It's UWAweek 47
|
unitinfo
This page provides helpful information about many coursework units offered by
Computer Science and Software Engineering
in 2023.
The information here is not official -
for official information please see the
current UWA Handbook.
Instead, it will help students to prepare for their future units,
before the beginning of each semester,
and before they have access to
UWA's
Learning Management System (LMS).
|
About the unit CITS2402 Introduction to Data Science (2nd semester 2023)
Unit description:
Data is ubiquitous in modern society. It is used to monitor the economy, inform business decisions, understand how the environment is changing, and communicate public health messages. Data science is a booming field that harnesses raw data and turns it into actionable knowledge. Data Scientists develop and employ tools to collect, understand and communicate data and its meaning. They are able to identify trends, understand demographics and inform interventions. They are able to work across disciplines, from science to business, health, media and politics. But data can also be misused, and a professional Data Scientist will understand the ethical demands of responsible use of data. This hands-on unit provides practical experience, using the programming language Python, for solving real-world data science problems, from acquiring data from public sources, to understanding the data through analysis and modelling, to visualising and presenting the results.
Unit outcomes:
Students are able to (1) understand and implement the stages in the data science lifecycle, from data acquisition and cleaning through to analysis, modelling and visualisation; (2) independently research, solve and communicate results for real-world data science problems from across a range of disciplines; (3) demonstrate a command of computational structures and operations, and discuss the relevant efficiency and storage implications of alternative solutions; (4) utilise appropriate encoding and visualisation methods for different types of data, including categorical, numerical and time-series data; (5) understand the power of data used well or used poorly, and critically assess the way data is used and presented in business, science, the media and the wider community; and (6) recognise and discuss the ethical responsibilities of a data scientist.
Unit coordinator:
Unit homepage:
|
|
Unit is offered in these majors and courses:
Indicative weekly topics:
week 1 |
Introduction. Importance and value of data science. What data scientists do. Data science jobs. Traits of data scientists. Theory vs practice. The python ecosystem. Prerequisite knowledge and skills. |
week 2 |
Case study domain: Data in the news, politics and public policy. Key concepts: Trust, ethics and the use of data. Practical focus: Python consolidation, esp. strings, lists, dictionaries, file I/O, structured data. Data cleaning and sorting. |
week 3 |
|
week 4 |
Case study domain: Demographics. Key concepts: Trust, ethics, data sources and data use. Characterising populations vs individuals. Practical focus: Data acquisition from official sources. Data visualisation and plotting - matplotlib. |
week 5 |
|
week 6 |
Case study domain: Environment and climate. Key concepts: Trends in data. Time-series data. Basic time and space implications of data type and data structure choice. Practical focus: Numerical data types, numerical programming and arrays - numpy. Indexing, selection and masking. |
week 7 |
|
week 8 |
Case study domain: Economics and finance. Key concepts: Models, error metrics, computational model fitting. Practical focus: Numerical programming continued, 2-D arrays, numpy functions, data analysis, trend identification, model fitting. |
week 9 |
|
week 10 |
Case study domain: Health and epidemiology. Key concepts: Tabular data, joining tables (cf databases), correlation. Practical focus: Working with tabular data - pandas. Operations on tables. Regular expressions. Examining correlations. |
week 11 |
|
week 12 |
Health and epidemiology continued (depending on time). Key concepts: Emerging data and trends, analysis in real time, polynomial vs exponential trends, explanation vs prediction. |
Indicative assessment:
TBC
Useful prior experience and background knowledge:
Requires Python programming fundamentals.
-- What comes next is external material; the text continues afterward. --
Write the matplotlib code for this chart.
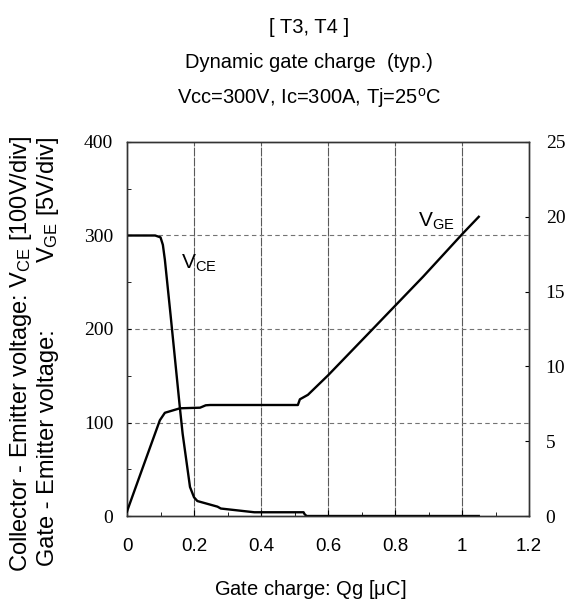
import numpy as np
import matplotlib.pyplot as plt

plt.rcParams['font.family'] = ['Liberation Sans', 'DejaVu Sans']
plt.rcParams['mathtext.fontset'] = 'custom'
plt.rcParams['mathtext.rm'] = 'Liberation Sans'

# Collector-emitter voltage [V] vs gate charge [uC]
q_vce = [0, 0.084, 0.10, 0.107, 0.113, 0.13, 0.158, 0.166, 0.188, 0.20, 0.21,
         0.27, 0.28, 0.38, 0.527, 0.53, 0.536, 1.05]
vce = [300, 300, 298, 290, 274, 215, 115, 88, 31, 20, 16, 10, 8, 4, 4, 2, 0, 0]

# Gate-emitter voltage [V] vs gate charge [uC]
q_vge = [0, 0.003, 0.048, 0.098, 0.113, 0.158, 0.218, 0.235, 0.248, 0.51,
         0.516, 0.54, 0.60, 0.725, 0.884, 1.003, 1.05]
vge = [0.3, 0.5, 3.3, 6.4, 6.9, 7.2, 7.24, 7.4, 7.42, 7.42,
       7.8, 8.1, 9.4, 12.3, 16.0, 18.9, 20.0]

xticks = [0, 0.2, 0.4, 0.6, 0.8, 1, 1.2]
xticklabels = ['0', '0.2', '0.4', '0.6', '0.8', '1', '1.2']
left_ticks = [0, 100, 200, 300, 400]
right_ticks = [0, 5, 10, 15, 20, 25]

fig = plt.figure(figsize=(5.74, 6.05), dpi=100)
ax = fig.add_axes([0.2213, 0.1471, 0.7003, 0.6182])
ax2 = ax.twinx()

ax.set_xlim(0, 1.2)
ax.set_ylim(0, 400)
ax2.set_ylim(0, 25)

# grid: darker verticals, lighter dotted horizontals
for xv in xticks[1:-1]:
    ax.axvline(xv, color='0.35', lw=0.8, ls=(0, (8, 1)), zorder=1)
for yv in left_ticks[1:-1]:
    ax.axhline(yv, color='0.45', lw=0.8, ls=(0, (4, 3)), zorder=1)

ax.plot(q_vce, vce, color='black', lw=1.7, zorder=3)
ax2.plot(q_vge, vge, color='black', lw=1.7, zorder=3)

ax.set_xticks(xticks)
ax.set_xticklabels(xticklabels, fontsize=13.5)
ax.set_xticks(np.arange(0.1, 1.2, 0.2), minor=True)
ax.set_yticks(left_ticks)
ax.set_yticklabels([str(v) for v in left_ticks], fontsize=14,
                   fontfamily='Liberation Serif')
ax.set_yticks([50, 150, 250, 350], minor=True)
ax2.set_yticks(right_ticks)
ax2.set_yticklabels([str(v) for v in right_ticks], fontsize=14,
                    fontfamily='Liberation Serif')

ax.tick_params(axis='x', which='major', direction='in', length=4, pad=16)
ax.tick_params(axis='x', which='minor', direction='in', length=3)
ax.tick_params(axis='y', which='both', direction='in', length=3, pad=10)
ax2.tick_params(axis='y', direction='in', length=3, pad=12)

for a in (ax, ax2):
    for s in a.spines.values():
        s.set_color('0.2')
        s.set_linewidth(1.0)

ax.text(0.16, 264, r'$\mathregular{V_{CE}}$', fontsize=15, ha='left', va='baseline')
ax.text(0.868, 309, r'$\mathregular{V_{GE}}$', fontsize=15, ha='left', va='baseline')

# titles
fig.text(0.538, 0.954, '[ T3, T4 ]', fontsize=14.5, ha='center', va='center')
fig.text(0.538, 0.896, 'Dynamic gate charge  (typ.)', fontsize=14.5, ha='center', va='center')
fig.text(0.538, 0.838, r'Vcc=300V, Ic=300A, Tj=25$\mathregular{^o}$C', fontsize=14.5,
         ha='center', va='center')

fig.text(0.54, 0.025, r'Gate charge: Qg [$\mathregular{\mu}$C]', fontsize=14.5,
         ha='center', va='center')

# left axis label, two rotated lines
fig.text(0.036, 1 - 572 / 605, r'Collector - Emitter voltage: $\mathregular{V_{CE}}$ [100V/div]',
         fontsize=17, rotation=90, ha='center', va='bottom')
fig.text(0.084, 1 - 566 / 605, 'Gate - Emitter voltage:',
         fontsize=17, rotation=90, ha='center', va='bottom')
fig.text(0.084, 1 - 137 / 605, r'$\mathregular{V_{GE}}$ [5V/div]',
         fontsize=17, rotation=90, ha='center', va='top')

fig.savefig('out.png', dpi=100)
Useful prior programming and software experience:
Hardware required for this unit:
Students are able to undertake their laboratory exercises and projects in laboratories in the CSSE building, but most students also complete work on their own laptops.
The following hardware is required to successfully complete this unit:
Robust internet connection
Software required for this unit:
Students are able to undertake their laboratory exercises and projects in laboratories in the CSSE building, but most students also complete work on their own laptops.
The following software is required to successfully complete this unit:
Unit uses University-licensed cloud software (CoCalc). Require at least one free mainstream browser (other than MS Edge), eg Chrome.
Operating system(s) used in this unit:
Different units will use different operating systems for their teaching - for in-class examples, laboratory exercises, and programming projects.
If an operating system is REQUIRED, it will be used when marking assessments.
ANY reasonable platform for web access; linux used in cloud setting
This information last updated 4:52pm Wed 10th May 2023